▶ Given request: Pictures aside, quote the whole listing exactly.

** START OF Given material **

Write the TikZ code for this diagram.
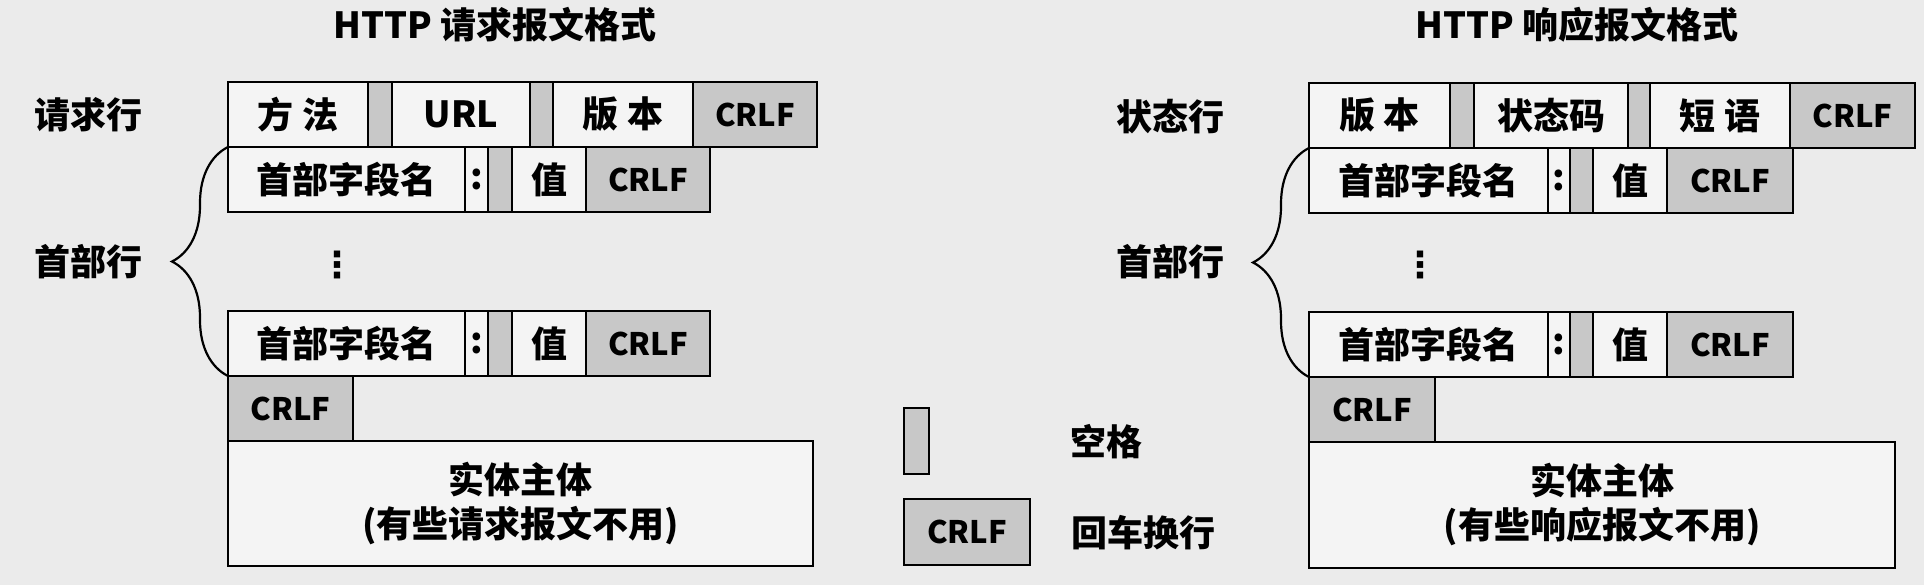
\documentclass[tikz,border=0pt]{standalone}
\usepackage{fontspec}
\setmainfont{Noto Sans CJK SC}
\newfontfamily\dotsfont{DejaVu Sans}
\usepackage{tikz}
\usetikzlibrary{positioning, decorations.pathreplacing}

\definecolor{bgcol}{RGB}{235,235,235}
\definecolor{boxcol}{RGB}{244,244,244}
\definecolor{shadecol}{RGB}{200,200,200}

\begin{document}
\begin{tikzpicture}[
    x=0.5pt, y=-0.5pt,
    every node/.style={font=\fontsize{18}{22}\selectfont\bfseries},
    field/.style={draw, fill=boxcol, line width=1.1pt, minimum height=32.5pt, inner sep=0pt, outer sep=0pt},
    shaded/.style={field, fill=shadecol},
    crlf/.style={shaded, font=\fontsize{15.5}{19}\selectfont\bfseries},
    vdotsmark/.style={font=\fontsize{18}{22}\selectfont\bfseries\dotsfont},
    headbrace/.style={line width=1.1pt, decorate, decoration={brace, amplitude=28pt}}
]
    \useasboundingbox[fill=bgcol] (0,0) rectangle (1924,585);

    % 请求报文
    \begin{scope}[shift={(228,0)}]
        \node (reqtitle) at (267,25) {HTTP 请求报文格式};
        \node (reqline) at (-140,115) {请求行};
        \node (reqhead) at (-140,262) {首部行};
        \node[field, minimum width=70pt, anchor=west] (reqmethod) at (0,114.5) {方 法};
        \node[shaded, minimum width=12pt, right=0pt of reqmethod] (reqsp1) {};
        \node[field, minimum width=69pt, right=0pt of reqsp1] (requrl) {URL};
        \node[shaded, minimum width=11.5pt, right=0pt of requrl] (reqsp2) {};
        \node[field, minimum width=70pt, right=0pt of reqsp2] (reqver) {版 本};
        \node[crlf, minimum width=62pt, right=0pt of reqver] (reqcrlf1) {CRLF};

        \node[field, minimum width=118.5pt, below right=0pt and 0pt of reqmethod.south west] (reqname1) {首部字段名};
        \node[field, minimum width=11.5pt, right=0pt of reqname1] (reqcolon1) {:};
        \node[shaded, minimum width=12pt, right=0pt of reqcolon1] (reqsp3) {};
        \node[field, minimum width=37pt, right=0pt of reqsp3] (reqval1) {值};
        \node[crlf, minimum width=62pt, right=0pt of reqval1] (reqcrlf2) {CRLF};

        \node[vdotsmark] (reqdots) at (109,265) {⋮};

        \node[field, minimum width=118.5pt, below right=49.5pt and 0pt of reqname1.south west] (reqname2) {首部字段名};
        \node[field, minimum width=11.5pt, right=0pt of reqname2] (reqcolon2) {:};
        \node[shaded, minimum width=12pt, right=0pt of reqcolon2] (reqsp4) {};
        \node[field, minimum width=37pt, right=0pt of reqsp4] (reqval2) {值};
        \node[crlf, minimum width=62pt, right=0pt of reqval2] (reqcrlf3) {CRLF};

        \node[crlf, minimum width=62.5pt, below right=0pt and 0pt of reqname2.south west] (reqcrlf4) {CRLF};
        \node[field, minimum width=292.5pt, minimum height=62.5pt, align=center,
              below right=0pt and 0pt of reqcrlf4.south west] (reqbody) {实体主体\\(有些请求报文不用)};

        \draw[headbrace] (reqname2.south west) -- (reqname1.north west);
    \end{scope}

    % 响应报文
    \begin{scope}[shift={(1309,0)}]
        \node (restitle) at (268,25) {HTTP 响应报文格式};
        \node (resline) at (-139,117) {状态行};
        \node (reshead) at (-139,262) {首部行};
        \node[field, minimum width=70.5pt, anchor=west] (resver) at (0,115.5) {版 本};
        \node[shaded, minimum width=12pt, right=0pt of resver] (ressp1) {};
        \node[field, minimum width=77pt, right=0pt of ressp1] (rescode) {状态码};
        \node[shaded, minimum width=11pt, right=0pt of rescode] (ressp2) {};
        \node[field, minimum width=70pt, right=0pt of ressp2] (resphrase) {短 语};
        \node[crlf, minimum width=62.5pt, right=0pt of resphrase] (rescrlf1) {CRLF};

        \node[field, minimum width=119.5pt, below right=0pt and 0pt of resver.south west] (resname1) {首部字段名};
        \node[field, minimum width=11pt, right=0pt of resname1] (rescolon1) {:};
        \node[shaded, minimum width=11.5pt, right=0pt of rescolon1] (ressp3) {};
        \node[field, minimum width=37pt, right=0pt of ressp3] (resval1) {值};
        \node[crlf, minimum width=63pt, right=0pt of resval1] (rescrlf2) {CRLF};

        \node[vdotsmark] (resdots) at (111,265) {⋮};

        \node[field, minimum width=119.5pt, below right=49.5pt and 0pt of resname1.south west] (resname2) {首部字段名};
        \node[field, minimum width=11pt, right=0pt of resname2] (rescolon2) {:};
        \node[shaded, minimum width=11.5pt, right=0pt of rescolon2] (ressp4) {};
        \node[field, minimum width=37pt, right=0pt of ressp4] (resval2) {值};
        \node[crlf, minimum width=63pt, right=0pt of resval2] (rescrlf3) {CRLF};

        \node[crlf, minimum width=63pt, below right=0pt and 0pt of resname2.south west] (rescrlf4) {CRLF};
        \node[field, minimum width=293pt, minimum height=63pt, align=center,
              below right=0pt and 0pt of rescrlf4.south west] (resbody) {实体主体\\(有些响应报文不用)};

        \draw[headbrace] (resname2.south west) -- (resname1.north west);
    \end{scope}

    % 图例
    \node[shaded, minimum width=12.5pt, minimum height=33pt, anchor=west] (legsp) at (904,441) {};
    \node[crlf, minimum width=63pt, minimum height=33pt, anchor=west] (legcrlf) at (904,532) {CRLF};
    \node[anchor=west, inner sep=0pt] (legsptext) at (1070,442) {空格};
    \node[anchor=west, inner sep=0pt] (legcrlftext) at (1071,533) {回车换行};
\end{tikzpicture}
\end{document}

** END OF Given material **

▶ Answer below:
Write the TikZ code for this diagram.
\documentclass[tikz,border=0pt]{standalone}
\usepackage{fontspec}
\setmainfont{Noto Sans CJK SC}
\newfontfamily\dotsfont{DejaVu Sans}
\usepackage{tikz}
\usetikzlibrary{positioning, decorations.pathreplacing}

\definecolor{bgcol}{RGB}{235,235,235}
\definecolor{boxcol}{RGB}{244,244,244}
\definecolor{shadecol}{RGB}{200,200,200}

\begin{document}
\begin{tikzpicture}[
    x=0.5pt, y=-0.5pt,
    every node/.style={font=\fontsize{18}{22}\selectfont\bfseries},
    field/.style={draw, fill=boxcol, line width=1.1pt, minimum height=32.5pt, inner sep=0pt, outer sep=0pt},
    shaded/.style={field, fill=shadecol},
    crlf/.style={shaded, font=\fontsize{15.5}{19}\selectfont\bfseries},
    vdotsmark/.style={font=\fontsize{18}{22}\selectfont\bfseries\dotsfont},
    headbrace/.style={line width=1.1pt, decorate, decoration={brace, amplitude=28pt}}
]
    \useasboundingbox[fill=bgcol] (0,0) rectangle (1924,585);

    % 请求报文
    \begin{scope}[shift={(228,0)}]
        \node (reqtitle) at (267,25) {HTTP 请求报文格式};
        \node (reqline) at (-140,115) {请求行};
        \node (reqhead) at (-140,262) {首部行};
        \node[field, minimum width=70pt, anchor=west] (reqmethod) at (0,114.5) {方 法};
        \node[shaded, minimum width=12pt, right=0pt of reqmethod] (reqsp1) {};
        \node[field, minimum width=69pt, right=0pt of reqsp1] (requrl) {URL};
        \node[shaded, minimum width=11.5pt, right=0pt of requrl] (reqsp2) {};
        \node[field, minimum width=70pt, right=0pt of reqsp2] (reqver) {版 本};
        \node[crlf, minimum width=62pt, right=0pt of reqver] (reqcrlf1) {CRLF};

        \node[field, minimum width=118.5pt, below right=0pt and 0pt of reqmethod.south west] (reqname1) {首部字段名};
        \node[field, minimum width=11.5pt, right=0pt of reqname1] (reqcolon1) {:};
        \node[shaded, minimum width=12pt, right=0pt of reqcolon1] (reqsp3) {};
        \node[field, minimum width=37pt, right=0pt of reqsp3] (reqval1) {值};
        \node[crlf, minimum width=62pt, right=0pt of reqval1] (reqcrlf2) {CRLF};

        \node[vdotsmark] (reqdots) at (109,265) {⋮};

        \node[field, minimum width=118.5pt, below right=49.5pt and 0pt of reqname1.south west] (reqname2) {首部字段名};
        \node[field, minimum width=11.5pt, right=0pt of reqname2] (reqcolon2) {:};
        \node[shaded, minimum width=12pt, right=0pt of reqcolon2] (reqsp4) {};
        \node[field, minimum width=37pt, right=0pt of reqsp4] (reqval2) {值};
        \node[crlf, minimum width=62pt, right=0pt of reqval2] (reqcrlf3) {CRLF};

        \node[crlf, minimum width=62.5pt, below right=0pt and 0pt of reqname2.south west] (reqcrlf4) {CRLF};
        \node[field, minimum width=292.5pt, minimum height=62.5pt, align=center,
              below right=0pt and 0pt of reqcrlf4.south west] (reqbody) {实体主体\\(有些请求报文不用)};

        \draw[headbrace] (reqname2.south west) -- (reqname1.north west);
    \end{scope}

    % 响应报文
    \begin{scope}[shift={(1309,0)}]
        \node (restitle) at (268,25) {HTTP 响应报文格式};
        \node (resline) at (-139,117) {状态行};
        \node (reshead) at (-139,262) {首部行};
        \node[field, minimum width=70.5pt, anchor=west] (resver) at (0,115.5) {版 本};
        \node[shaded, minimum width=12pt, right=0pt of resver] (ressp1) {};
        \node[field, minimum width=77pt, right=0pt of ressp1] (rescode) {状态码};
        \node[shaded, minimum width=11pt, right=0pt of rescode] (ressp2) {};
        \node[field, minimum width=70pt, right=0pt of ressp2] (resphrase) {短 语};
        \node[crlf, minimum width=62.5pt, right=0pt of resphrase] (rescrlf1) {CRLF};

        \node[field, minimum width=119.5pt, below right=0pt and 0pt of resver.south west] (resname1) {首部字段名};
        \node[field, minimum width=11pt, right=0pt of resname1] (rescolon1) {:};
        \node[shaded, minimum width=11.5pt, right=0pt of rescolon1] (ressp3) {};
        \node[field, minimum width=37pt, right=0pt of ressp3] (resval1) {值};
        \node[crlf, minimum width=63pt, right=0pt of resval1] (rescrlf2) {CRLF};

        \node[vdotsmark] (resdots) at (111,265) {⋮};

        \node[field, minimum width=119.5pt, below right=49.5pt and 0pt of resname1.south west] (resname2) {首部字段名};
        \node[field, minimum width=11pt, right=0pt of resname2] (rescolon2) {:};
        \node[shaded, minimum width=11.5pt, right=0pt of rescolon2] (ressp4) {};
        \node[field, minimum width=37pt, right=0pt of ressp4] (resval2) {值};
        \node[crlf, minimum width=63pt, right=0pt of resval2] (rescrlf3) {CRLF};

        \node[crlf, minimum width=63pt, below right=0pt and 0pt of resname2.south west] (rescrlf4) {CRLF};
        \node[field, minimum width=293pt, minimum height=63pt, align=center,
              below right=0pt and 0pt of rescrlf4.south west] (resbody) {实体主体\\(有些响应报文不用)};

        \draw[headbrace] (resname2.south west) -- (resname1.north west);
    \end{scope}

    % 图例
    \node[shaded, minimum width=12.5pt, minimum height=33pt, anchor=west] (legsp) at (904,441) {};
    \node[crlf, minimum width=63pt, minimum height=33pt, anchor=west] (legcrlf) at (904,532) {CRLF};
    \node[anchor=west, inner sep=0pt] (legsptext) at (1070,442) {空格};
    \node[anchor=west, inner sep=0pt] (legcrlftext) at (1071,533) {回车换行};
\end{tikzpicture}
\end{document}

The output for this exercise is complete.